## begin
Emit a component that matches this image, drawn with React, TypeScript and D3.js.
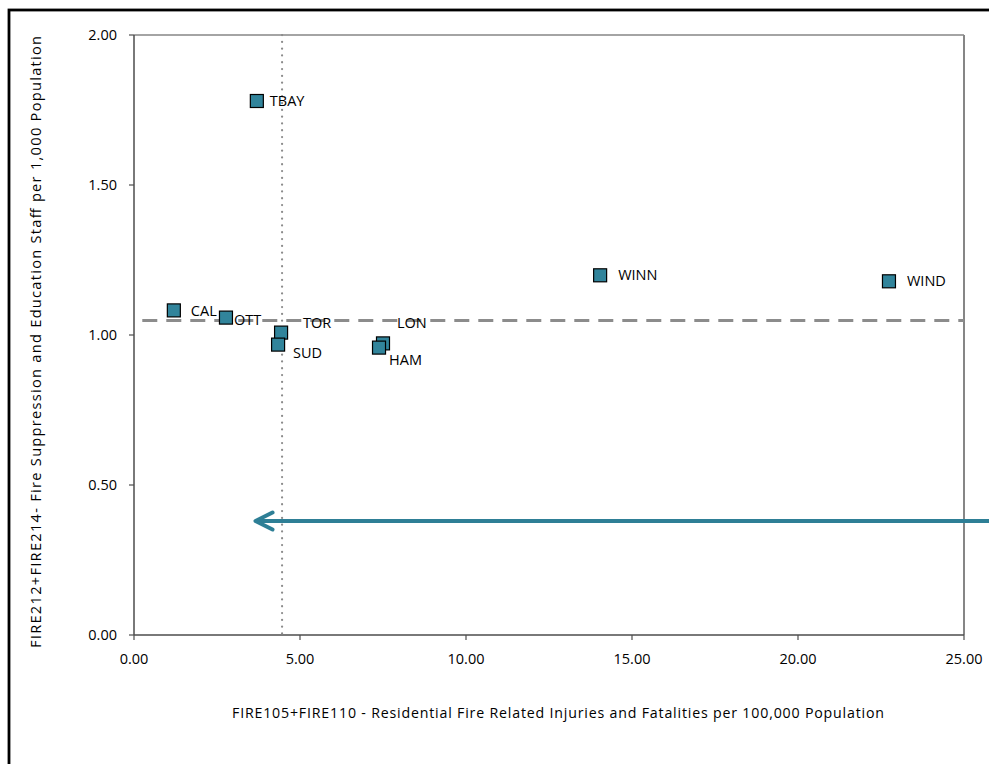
import React from "react";
import * as d3 from "d3";

const cities = ["TBAY", "CAL", "OTT", "TOR", "SUD", "LON", "HAM", "WINN", "WIND"];
const injuries = [3.7, 1.2, 2.77, 4.43, 4.34, 7.5, 7.38, 14.04, 22.74];
const staff = [1.78, 1.082, 1.058, 1.008, 0.968, 0.972, 0.958, 1.199, 1.179];
// label start x / vertical centre relative to the marker centre
const labelOffsets: [number, number][] = [
  [13, 0], [17, 1], [8, 2], [22, -10], [15, 8], [14, -20], [10, 12], [18, 0], [18, 0],
];
const xTicks = [0, 5, 10, 15, 20, 25];
const yTicks = [0, 0.5, 1, 1.5, 2];
const medianX = [4.46];
const medianY = [1.048];
const arrowY = [0.38];
const arrowFromX = [26];
const arrowToX = [3.66];

const xTitle = "FIRE105+FIRE110 - Residential Fire  Related Injuries and Fatalities per 100,000 Population";
const yTitle = "FIRE212+FIRE214- Fire Suppression and Education Staff per 1,000 Population";

export default function App() {
  const W = 989, H = 764;
  const left = 134, right = 964, top = 35, bottom = 635;
  const x = d3.scaleLinear().domain([0, 25]).range([left, right]);
  const y = d3.scaleLinear().domain([0, 2]).range([bottom, top]);
  const font = "'Open Sans', sans-serif";
  const teal = "#31849B";
  const ax = x(arrowToX[0]);
  const ay = y(arrowY[0]);
  return (
    <svg width={W} height={H} style={{ position: "absolute", left: 0, top: 0 }} fontFamily={font}>
      <rect x={0} y={0} width={W} height={H} fill="#fff" />
      <rect x={9} y={10} width={1000} height={800} fill="none" stroke="#000" strokeWidth={2.8} />
      {/* plot border top/right */}
      <line x1={left} x2={right} y1={top} y2={top} stroke="#868686" strokeWidth={1.5} />
      <line x1={right} x2={right} y1={top} y2={bottom} stroke="#868686" strokeWidth={2} />
      {/* axes */}
      <line x1={left} x2={left} y1={top} y2={bottom} stroke="#4d4d4d" strokeWidth={1.5} />
      <line x1={left} x2={right} y1={bottom} y2={bottom} stroke="#4d4d4d" strokeWidth={1.5} />
      {yTicks.map((t) => (
        <g key={"y" + t}>
          <line x1={left - 5} x2={left} y1={y(t)} y2={y(t)} stroke="#4d4d4d" strokeWidth={1.2} />
          <text x={117} y={y(t)} dy="0.35em" textAnchor="end" fontSize={14.5} fill="#000">
            {t.toFixed(2)}
          </text>
        </g>
      ))}
      {xTicks.map((t) => (
        <g key={"x" + t}>
          <line x1={x(t)} x2={x(t)} y1={bottom} y2={bottom + 5} stroke="#4d4d4d" strokeWidth={1.2} />
          <text x={x(t)} y={bottom + 24} dy="0.35em" textAnchor="middle" fontSize={14.5} fill="#000">
            {t.toFixed(2)}
          </text>
        </g>
      ))}
      {/* reference lines */}
      <line x1={x(medianX[0])} x2={x(medianX[0])} y1={top} y2={bottom} stroke="#8c8c8c" strokeWidth={2.2}
        strokeDasharray="0.1 6.7" strokeLinecap="round" />
      <line x1={x(0.25)} x2={right} y1={y(medianY[0])} y2={y(medianY[0])} stroke="#8c8c8c" strokeWidth={3}
        strokeDasharray="15 9" />
      {/* arrow */}
      <line x1={x(arrowFromX[0])} x2={ax + 2} y1={ay} y2={ay} stroke="#2e7f96" strokeWidth={4} />
      <polyline points={`${ax + 17},${ay - 8.5} ${ax},${ay} ${ax + 17},${ay + 8.5}`} fill="none"
        stroke="#2e7f96" strokeWidth={4} strokeLinecap="round" strokeLinejoin="round" />
      {/* points */}
      {cities.map((c, i) => (
        <g key={c}>
          <rect x={x(injuries[i]) - 6.5} y={y(staff[i]) - 6.5} width={13} height={13} fill={teal} stroke="#000" strokeWidth={1.2} />
          <text x={x(injuries[i]) + labelOffsets[i][0]} y={y(staff[i]) + labelOffsets[i][1]} dy="0.35em" fontSize={14.5} fill="#000">
            {c}
          </text>
        </g>
      ))}
      {/* titles */}
      <text x={558} y={713} dy="0.35em" textAnchor="middle" fontSize={14.2} fill="#000"
        textLength={652} lengthAdjust="spacing">{xTitle}</text>
      <text transform={`translate(36, 342) rotate(-90)`} dy="0.35em" textAnchor="middle" fontSize={14.6} fill="#000"
        textLength={612} lengthAdjust="spacing">{yTitle}</text>
    </svg>
  );
}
## end
Reproduce exactly the run of lines that opens the listing and closes with the line holding "import * as". Pictures are excluded.

• Reply to the task
Emit a component that matches this image, drawn with React, TypeScript and D3.js.
import React from "react";
import * as d3 from "d3";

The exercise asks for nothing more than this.